A apreciação de um poema (pela professora Dalva Molina Mansano)

Livre-arbítrio (republicando)

adoeço a vida

entre mobílias velhas e ácaros

penduro-a no varal

entre pássaros

pensamentos

recordações

faço minha a culpa

salgando alimento com lágrimas

esterilizo o banheiro

me absolvo de tantos pecados

e me farto orgulhosa

do pseudo livre-arbítrio

cuja única porta se abre para o inferno

panelas me chamam pelo nome

íntimas amigas do fogo

destruidor dos vestígios

de sonhos libertários

de devaneios marxistas

de filosofias platônicas

tranco portas e janelas

puxo as cortinas

e me revelo a verdade

sentada no chão da sala

paira no ar a derradeira nota musical

de uma sentida cantiga de ninar ilusões

Tânia M. da C. Meneses Silva

Começo esta análise utilizando palavras de Hans-Georg Gadamer, com as quais afirmou que “a escrita é um auto-estranhamento. Sua superação, a leitura do texto, é, pois a mais alta tarefa de compreensão.” A metáfora está sempre a serviço da função poética e graças a ela a linguagem desprende-se e libera possibilidades de novos significados.

Das observações acima, chegamos ao título do poema, Livre-arbítrio, que aparece no 12º verso, antecedido pelo elemento de composição (grego), pseudo, elemento este que indica algo falso e que parece ter sido utilizado a propósito, com intuito de negar o livre-arbítrio, do qual o eu-poético mostra-se farto e que fortalece essa negativa com veemência.

“e me farto orgulhosa

do pseudo livre-arbítrio”

A palavra, então, divide-se entre o questionamento poético e o apelo doutrinário levando a reflexões sobre sua natureza. Teríamos, portanto, o autoestranhamento entre o texto e um interlocutor imaginário dentro dos fenômenos interiores da linguagem humana.

Surge, assim, uma dúvida platônica frequente quando se analisa um texto: o leitor teria atribuído ao texto algo muito além do que ele pretendia dizer? São percalços com os quais convive a literatura, pois o desligamento do leitor do universo textual, conduz a um entendimento totalmente desvinculado da realidade intencional no momento da criação do texto.

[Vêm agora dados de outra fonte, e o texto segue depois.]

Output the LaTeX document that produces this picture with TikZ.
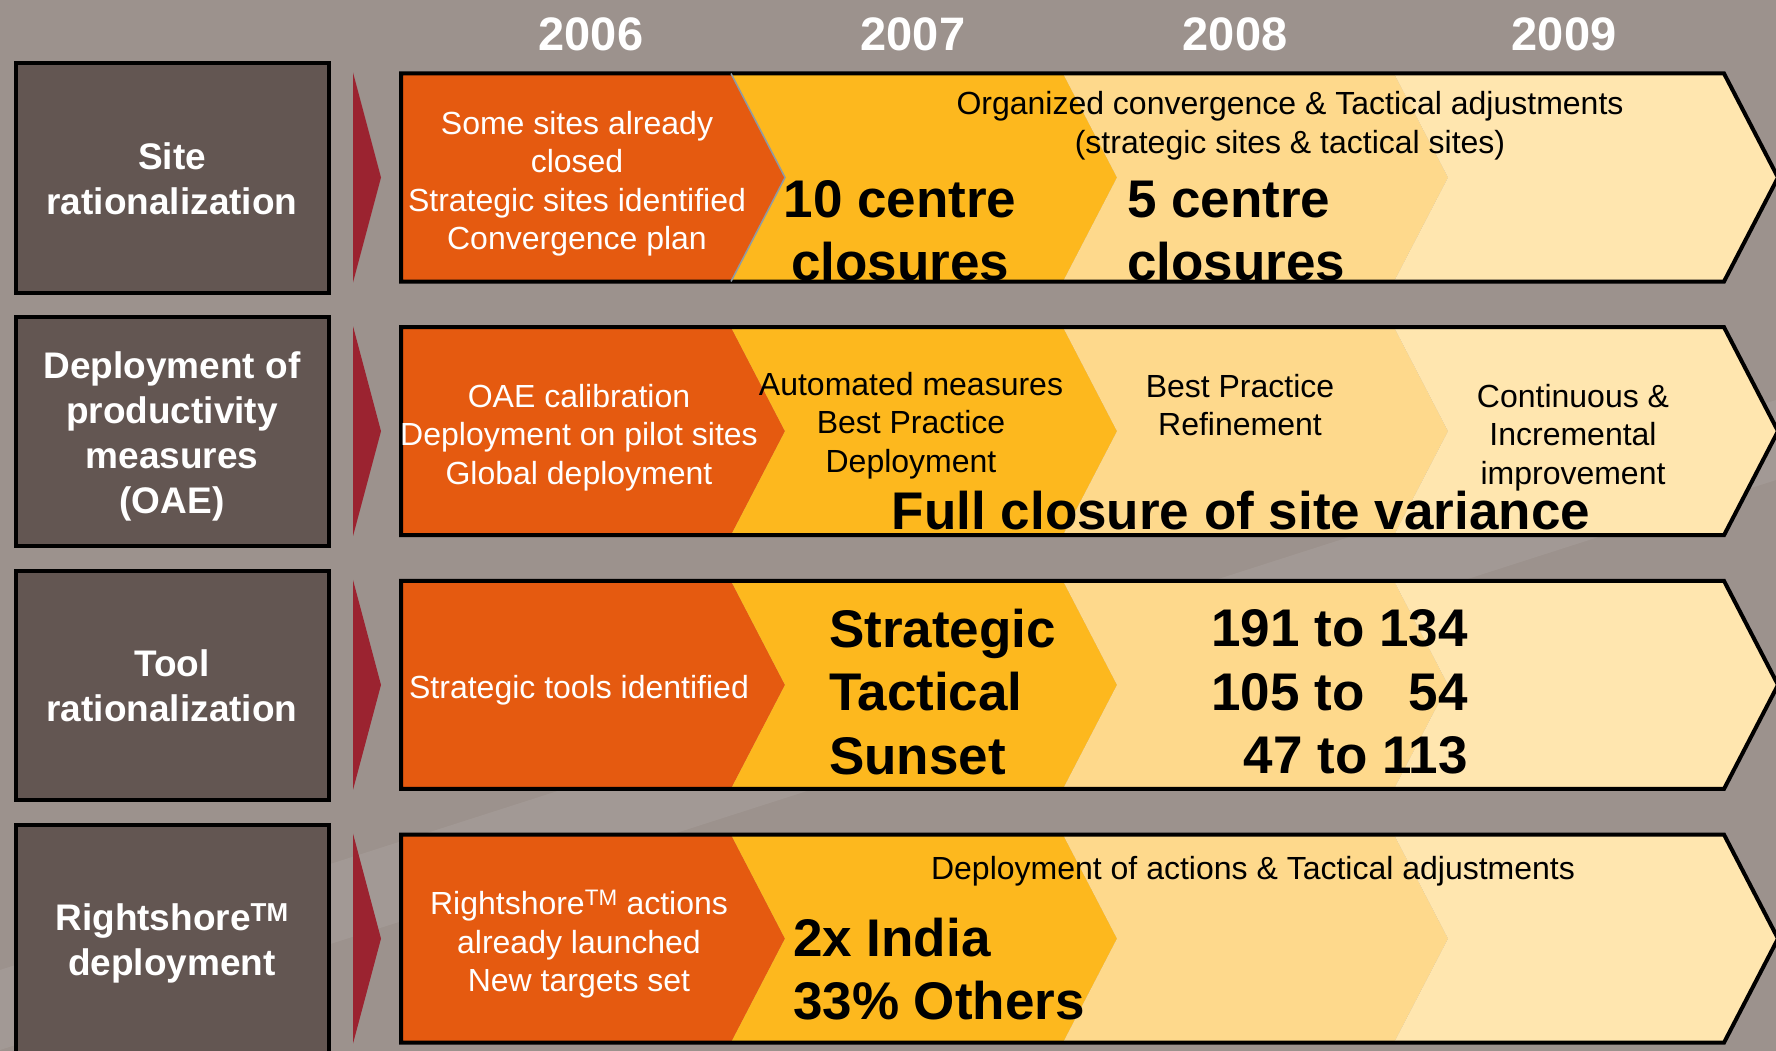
\documentclass[tikz,border=0pt]{standalone}
\usepackage{fontspec}
\setmainfont{Liberation Sans}
\usepackage{tikz}
\usetikzlibrary{positioning}
\definecolor{Slate}{HTML}{9C928D}
\definecolor{Umber}{HTML}{635652}
\definecolor{Wine}{HTML}{9B2330}
\definecolor{Rust}{HTML}{E55A10}
\definecolor{Amber}{HTML}{FDB81E}
\definecolor{Sand}{HTML}{FED98C}
\definecolor{Cream}{HTML}{FFE6AF}
\definecolor{Mist}{HTML}{8E9AA6}

\begin{document}
\begin{tikzpicture}[x=1pt,y=-1pt,
  topic/.style={draw=black,line width=4pt,fill=Umber,text=white,align=center,
    minimum width=313pt,minimum height=229pt,inner sep=0pt,
    font=\fontsize{37}{45}\selectfont\bfseries},
  year/.style={text=white,inner sep=0pt,font=\fontsize{47}{56}\selectfont\bfseries},
  done/.style={text=white,align=center,inner sep=0pt,font=\fontsize{32}{38.5}\selectfont},
  plan/.style={text=black,align=center,inner sep=0pt,font=\fontsize{32}{38.5}\selectfont},
  goal/.style={text=black,inner sep=0pt,font=\fontsize{53}{63.5}\selectfont\bfseries},
  band/.style={line width=4pt,line join=miter}
]
\useasboundingbox (0,0) rectangle (1776,1051);
\fill[Slate] (0,0) rectangle (1776,1051);
\fill[white,opacity=0.07] (1776,400) -- (1776,480) -- (0,1050) -- (0,970) -- cycle;

% Years over the time line.
\node[year] (y2006) at (591,34) {2006};
\node[year] (y2007) at (913,34) {2007};
\node[year] (y2008) at (1235,34) {2008};
\node[year] (y2009) at (1564,34) {2009};

% One arrow band per row: red marker, four yearly chevrons, outline.
\foreach \c in {177.5,431.2,684.9,938.6}{
  \fill[Wine] (353,\c-105) -- (381,\c) -- (353,\c+105) -- cycle;
  \fill[Rust] (401,\c-104) -- (731,\c-104) -- (785,\c) -- (731,\c+104) -- (401,\c+104) -- cycle;
  \fill[Amber] (731,\c-104) -- (1063,\c-104) -- (1117,\c) -- (1063,\c+104) -- (731,\c+104) -- (785,\c) -- cycle;
  \fill[Sand] (1063,\c-104) -- (1394,\c-104) -- (1448,\c) -- (1394,\c+104) -- (1063,\c+104) -- (1117,\c) -- cycle;
  \fill[Cream] (1394,\c-104) -- (1724,\c-104) -- (1778,\c) -- (1724,\c+104) -- (1394,\c+104) -- (1448,\c) -- cycle;
  \draw[band] (401,\c-104) -- (1724,\c-104) -- (1778,\c) -- (1724,\c+104) -- (401,\c+104) -- cycle;
}
\draw[Mist,line width=1.5pt] (731,73.5) -- (785,177.5) -- (731,281.5);

% Row 1: sites.
\node[topic] (siteTopic) at (172,178) {};
\node[topic,draw=none,fill=none] (siteLabel) at (172,179) {Site\\rationalization};
\node[done] (siteDone) at (577,183.5) {Some sites already\\closed\\Strategic sites identified\\Convergence plan};
\node[plan] (sitePlan) at (1290,125.5) {Organized convergence \& Tactical adjustments\\(strategic sites \& tactical sites)};
\node[goal,align=center] (site2007) at (900,231) {10 centre\\closures};
\node[goal,align=left,anchor=west] (site2008) at (1127,231) {5 centre\\closures};

% Row 2: productivity measures.
\node[topic] (oaeTopic) at (172,431.7) {};
\node[topic,draw=none,fill=none] (oaeLabel) at (172,436) {Deployment of\\productivity\\measures\\(OAE)};
\node[done] (oaeDone) at (579,437.5) {OAE calibration\\Deployment on pilot sites\\Global deployment};
\node[plan] (oae2007) at (911,425.5) {Automated measures\\Best Practice\\Deployment};
\node[plan] (oae2008) at (1240,405) {Best Practice\\Refinement};
\node[plan] (oae2009) at (1573,437.5) {Continuous \&\\Incremental\\improvement};
\node[goal] (oaeGoal) at (1241,511) {Full closure of site variance};

% Row 3: tools.
\node[topic] (toolTopic) at (172,685.4) {Tool\\rationalization};
\node[done] (toolDone) at (579,690) {Strategic tools identified};
\node[goal,align=left,anchor=west] (toolKind) at (829,692) {Strategic\\Tactical\\Sunset};
\node[goal,align=right,anchor=east] (toolCount) at (1468,692) {191 to 134\\105 to \phantom{1}54\\47 to 113};

% Row 4: Rightshore.
\node[topic] (shoreTopic) at (172,939) {};
\node[topic,draw=none,fill=none] (shoreLabel) at (172,943.5) {Rightshore\textsuperscript{TM}\\deployment};
\node[done] (shoreDone) at (579,944.5) {Rightshore\textsuperscript{TM} actions\\already launched\\New targets set};
\node[plan] (shorePlan) at (1253,871) {Deployment of actions \& Tactical adjustments};
\node[goal,align=left,anchor=west] (shoreGoal) at (793,969) {2x India\\33\% Others};
\end{tikzpicture}
\end{document}
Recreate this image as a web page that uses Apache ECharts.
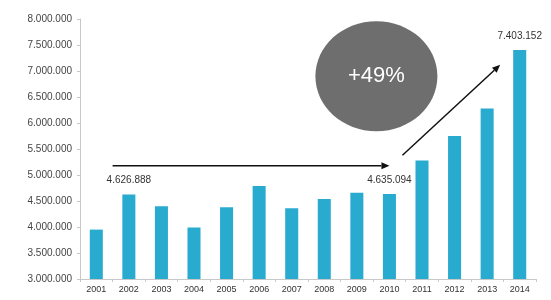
<!DOCTYPE html>
<html>
<head>
<meta charset="utf-8">
<script src="https://cdn.jsdelivr.net/npm/echarts@6/dist/echarts.min.js"></script>
<style>
  html, body { margin: 0; padding: 0; background: #fff; }
  #chart { width: 551px; height: 300px; }
</style>
</head>
<body>
<div id="chart"></div>
<script>
const years = ['2001', '2002', '2003', '2004', '2005', '2006', '2007', '2008', '2009', '2010', '2011', '2012', '2013', '2014']
const values = [3950000, 4626888, 4400000, 3990000, 4380000, 4790000, 4360000, 4540000, 4660000, 4635094, 5280000, 5750000, 6280000, 7403152]
const labelledYears = ['2002', '2010', '2014']
const growthText = '+49%'

// thousands separated by dots, as in the source
const dotFmt = v => String(Math.round(v)).replace(/\B(?=(\d{3})+(?!\d))/g, '.')

const chart = echarts.init(document.getElementById('chart'))

const option = {
  animation: false,
  textStyle: { fontFamily: 'Liberation Sans, Arial, sans-serif' },
  grid: { left: 80, right: 15, top: 19, bottom: 21 },
  xAxis: {
    type: 'category',
    data: years,
    axisLine: { lineStyle: { color: '#c8c8c8' } },
    axisTick: { show: true, length: 3, lineStyle: { color: '#c8c8c8' } },
    axisLabel: { color: '#333', fontSize: 9, margin: 6 },
  },
  yAxis: {
    type: 'value',
    min: 3000000,
    max: 8000000,
    interval: 500000,
    axisLine: { show: true, lineStyle: { color: '#c8c8c8' } },
    axisTick: { show: true, length: 3, lineStyle: { color: '#c8c8c8' } },
    splitLine: { show: false },
    axisLabel: { color: '#444', fontSize: 10, margin: 8, formatter: dotFmt },
  },
  series: [{
    type: 'bar',
    barWidth: '40%',
    itemStyle: { color: '#29abd0' },
    data: values.map((v, i) => ({
      value: v,
      label: {
        show: labelledYears.includes(years[i]),
        position: 'top',
        distance: 9,
        color: '#333',
        fontSize: 10,
        formatter: p => dotFmt(p.value),
      },
    })),
  }],
}

chart.setOption(option)

// annotation arrows and the growth bubble, placed through the chart's own scales
// (category positions between two years are interpolated)
const px = (cat, val) => {
  const lo = Math.floor(cat), hi = Math.ceil(cat), t = cat - lo
  const a = chart.convertToPixel({ seriesIndex: 0 }, [lo, val])
  const b = chart.convertToPixel({ seriesIndex: 0 }, [hi, val])
  return [a[0] + (b[0] - a[0]) * t, a[1]]
}
const hStart = px(0.5, 5180000)
const hEnd = px(9, 5180000)
const dStart = px(9.4, 5380000)
const dEnd = px(12.4, 7120000)
const bubble = px(8.6, 6900000)

function arrow(a, b) {
  const ang = Math.atan2(b[1] - a[1], b[0] - a[0])
  const len = 8, w = 3.5
  const bx = b[0] - len * Math.cos(ang), by = b[1] - len * Math.sin(ang)
  return [
    { type: 'line', shape: { x1: a[0], y1: a[1], x2: bx, y2: by }, style: { stroke: '#111', lineWidth: 1.5 } },
    {
      type: 'polygon',
      shape: { points: [b, [bx + w * Math.sin(ang), by - w * Math.cos(ang)], [bx - w * Math.sin(ang), by + w * Math.cos(ang)]] },
      style: { fill: '#111' },
    },
  ]
}

chart.setOption({
  graphic: [
    ...arrow(hStart, hEnd),
    ...arrow(dStart, dEnd),
    { type: 'ellipse', shape: { cx: bubble[0], cy: bubble[1], rx: 61, ry: 55 }, style: { fill: '#6e6e6e' } },
    {
      type: 'text', x: bubble[0], y: bubble[1],
      style: { text: growthText, fill: '#fff', fontSize: 22, fontFamily: 'Liberation Sans, Arial, sans-serif', align: 'center', verticalAlign: 'middle' },
    },
  ],
})
</script>
</body>
</html>
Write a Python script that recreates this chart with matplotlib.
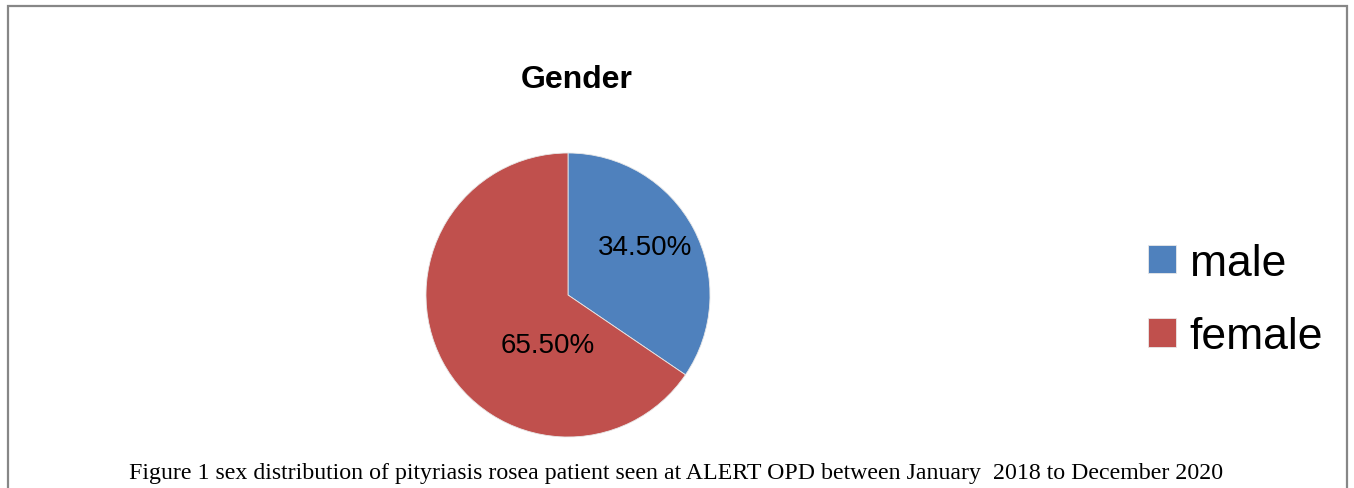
"""Gender pie chart (Excel style) with caption."""
import matplotlib
matplotlib.use("Agg")
import matplotlib.pyplot as plt
from matplotlib.patches import Rectangle

# ---- data -------------------------------------------------------------
categories = ["male", "female"]
shares = [34.5, 65.5]
pct_labels = ["34.50%", "65.50%"]
colors = ["#4F81BD", "#C0504D"]

NARROW = ["Liberation Sans Narrow", "Liberation Sans", "DejaVu Sans"]
SERIF = ["Liberation Serif", "DejaVu Serif"]

W, H = 1354, 489
fig = plt.figure(figsize=(W / 100, H / 100), dpi=100)

# outer frame (open at the bottom, as in the cropped source)
fig.patches.append(Rectangle((8 / W, -0.2), (1347 - 8) / W, 1.2 - 7 / H,
                             transform=fig.transFigure, fill=False,
                             ec="#878787", lw=1.6, zorder=0))

# pie axes: centre (568, 296) px, radius 142 px
cx, cy, r = 568, 296, 142
ax = fig.add_axes([(cx - r) / W, (H - cy - r) / H, 2 * r / W, 2 * r / H])
wedges, _ = ax.pie(shares, colors=colors, startangle=90, counterclock=False,
                   wedgeprops=dict(edgecolor="#e8e8e8", linewidth=0.6))
ax.set_xlim(-1, 1); ax.set_ylim(-1, 1); ax.set_aspect("equal"); ax.axis("off")

# data labels (Excel best-fit positions)
label_pos = [(0.54, 0.34), (-0.14, -0.35)]
for (lx, ly), s in zip(label_pos, pct_labels):
    ax.text(lx, ly, s, ha="center", va="center", fontsize=20, family=NARROW)

# title
fig.text(577 / W, 1 - 80 / H, "Gender", ha="center", va="center",
         fontsize=23, fontweight="bold", family=NARROW)

# legend
fig.legend(wedges, categories, loc="center left",
           bbox_to_anchor=(1148 / W, 1 - 301 / H), frameon=False,
           prop=dict(family=NARROW, size=32), handlelength=0.62, handleheight=0.62,
           handletextpad=0.32, labelspacing=0.74, borderpad=0, borderaxespad=0)

# caption
fig.text(676 / W, 1 - 474 / H,
         "Figure 1 sex distribution of pityriasis rosea patient seen at ALERT OPD "
         "between January  2018 to December 2020",
         ha="center", va="center", fontsize=17.2, family=SERIF)

fig.savefig("out.png", dpi=100)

No poema em questão, fica a dúbia interpretação entre a pretensão do título e o que é dito no interior dele. É, sem dúvida, um hábil trabalho que possibilita uma intenção do emissor, sem que o diga abertamente.

Voltando à ideia do próprio estranhamento, isto é, de um comportamento alheio à vontade interior e que se exterioriza, o texto reporta-nos ao filósofo da libertação, Richard Rorty, quando em um debate enfatizou a habilidade de se distinguir a questão de se estar ou não sofrendo, considerando o ponto de partida totalmente diferente e que desencadeia a estratégia da libertação. Este fato aclara-se com os seguintes versos:

“adoeço a vida

entre mobílias velhas e ácaros

penduro-a no varal

entre pássaros

pensamentos

recordações

faço minha a culpa

salgando alimento com lágrimas

esterilizo o banheiro

me absolvo de tantos pecados”

Evidencia-se a libertação do eu-poético na segunda estrofe (terceto), onde se mostram os últimos vestígios dos amigos destruídos pelo fogo, que entra “pela porta do inferno” e dos quais quer libertar-se.

“de sonhos libertários

de devaneios marxistas

de filosofias platônicas”

Na 4ª estrofe (quarteto) é clara a intenção de despojamento dos males que refuta e impedem a invasão de “intrusos”, atirando-se ao chão, como quem deseja o descanso merecido.

“tranco portas e janelas

puxo as cortinas

e me revelo a verdade

sentada no chão da sala”

Após cansativa luta com fatos e sentimentos rejeitados, escusos, a personagem do poema, enfim, diz interromper um ciclo de ilusões, de forma absolutamente lírica, “pairando no ar a derradeira nota musical de uma sentida cantiga...”

Dalva Molina Mansano

24.06.2014

***

Professora amiga, Dalva Molina Mansano,

fico aqui agradecida, orgulhosa e feliz por sua manifestação sobre o meu poema. A sua condição de professora de Literatura e poeta ainda mais me deixa honrada pela sensibilidade demonstrada nesta análise que até me convence de ser mesmo poeta.

Sou uma apreciadora do encanto e do talento que emanam de suas produções, quer em versos ou em prosa.

Receba um carinhoso abraço, minha amiga e colega de magistério.